Perhaps most revealing is the selective application of compassion that characterizes the progressive conscience. It extends profound empathy toward non-human creatures — advocating veganism, opposing animal testing, mourning extinction — while simultaneously accepting human casualties in conflicts that align with ideological narratives. The progressive who opposes Trump’s peace negotiations in Ukraine or the Middle East while weeping for endangered species embodies a contradiction: that suffering itself has a hierarchy determined not by its intensity but by its political utility.

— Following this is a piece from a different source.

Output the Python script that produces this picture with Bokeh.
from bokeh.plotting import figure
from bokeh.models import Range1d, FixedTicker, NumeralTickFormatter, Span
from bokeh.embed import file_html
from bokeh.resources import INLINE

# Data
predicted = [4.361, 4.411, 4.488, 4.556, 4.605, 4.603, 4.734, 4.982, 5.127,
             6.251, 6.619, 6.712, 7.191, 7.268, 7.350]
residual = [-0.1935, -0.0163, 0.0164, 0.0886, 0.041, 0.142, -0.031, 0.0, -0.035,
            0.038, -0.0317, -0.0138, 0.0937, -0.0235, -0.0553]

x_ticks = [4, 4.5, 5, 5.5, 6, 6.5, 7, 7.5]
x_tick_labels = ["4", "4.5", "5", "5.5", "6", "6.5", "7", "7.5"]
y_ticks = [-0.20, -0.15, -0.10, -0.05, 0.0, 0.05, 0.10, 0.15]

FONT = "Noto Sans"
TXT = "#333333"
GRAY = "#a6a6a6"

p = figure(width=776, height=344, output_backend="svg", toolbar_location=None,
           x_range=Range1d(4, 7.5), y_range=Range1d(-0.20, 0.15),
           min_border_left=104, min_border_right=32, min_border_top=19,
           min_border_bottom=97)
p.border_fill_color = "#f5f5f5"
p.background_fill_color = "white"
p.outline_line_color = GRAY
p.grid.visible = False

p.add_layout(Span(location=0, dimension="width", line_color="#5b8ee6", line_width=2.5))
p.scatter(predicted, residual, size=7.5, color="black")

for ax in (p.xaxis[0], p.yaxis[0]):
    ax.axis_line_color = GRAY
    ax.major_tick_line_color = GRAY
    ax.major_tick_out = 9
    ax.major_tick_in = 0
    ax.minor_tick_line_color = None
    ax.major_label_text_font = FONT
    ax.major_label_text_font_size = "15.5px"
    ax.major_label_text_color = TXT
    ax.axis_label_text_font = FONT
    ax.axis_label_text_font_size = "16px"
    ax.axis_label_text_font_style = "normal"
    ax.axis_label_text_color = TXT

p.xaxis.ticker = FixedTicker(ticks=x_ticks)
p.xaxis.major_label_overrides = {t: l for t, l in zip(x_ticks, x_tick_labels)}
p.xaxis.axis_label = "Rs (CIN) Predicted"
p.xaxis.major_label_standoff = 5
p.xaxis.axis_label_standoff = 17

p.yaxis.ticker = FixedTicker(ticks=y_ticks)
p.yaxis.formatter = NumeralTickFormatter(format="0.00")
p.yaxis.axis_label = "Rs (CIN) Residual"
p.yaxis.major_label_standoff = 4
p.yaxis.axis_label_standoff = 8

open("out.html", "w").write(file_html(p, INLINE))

What emerges is an intellectual echo chamber where self-validation through mutual ideological reinforcement becomes more important than measurable outcomes. The progressive tendency toward endless self-examination and theoretical refinement produces diminishing returns — conference panels dissecting terminology, academic papers critiquing previous frameworks, social media discourse parsing ever-finer moral distinctions — while material conditions remain unchanged. This intellectual infrastructure serves primarily to maintain progressive identity rather than to generate implementable solutions, creating a satisfaction divorced from external results.

As one committed to manifestation rather than merely aspiration, I have found that progressive thought often floats free from the gravitational pull of implementation — a beautiful but untethered balloon that offers perspective without propulsion. The economic redistributionist who has never created wealth, the environmental activist who has never built energy infrastructure, the criminal justice reformer who has never maintained community safety — these perspectives, while valuable, often lack the grounding that comes from engagement with constraints. Progressives have constructed a moral framework that often prizes intent over outcome, narrative over result, and symbolic victory over sustainable transformation.

This progressive identity is exacerbated by a tribalism that divides the world into simplistic moral categories — us versus them, enlightened versus regressive, virtuous versus complicit. This binary framework systematically blinds progressives to practical solutions that originate outside their ideological ecosystem. Even when conservatives or moderates present viable implementation strategies that could advance shared objectives, these contributions are frequently dismissed as insufficient or compromised by association. The progressive preference for perfect theoretical solutions over imperfect practical improvements creates a self-reinforcing cycle of policy failure followed by intensified moral indignation. (We can see this daily in progressives’ indignation and name-calling of Trump, Modi, Meloni, Farage, and other right-centrist leaders).

My departure from progressive identification does not represent abandonment of core values — justice, compassion, growth — but rather a commitment to their actual manifestation. It reflects a growing recognition that the most profound betrayal of these values lies not in rejecting them but in rendering them impossible through internal contradiction. Perhaps wisdom lies not in perfect consistency but in the willingness to dwell within contradiction while still moving forward — to hold opposing truths in an open hand rather than a closed fist, yet still to move that hand in service to genuine transformation. My departure from the cathedral represents not abandonment but evolution — a commitment to building structures that can actually stand.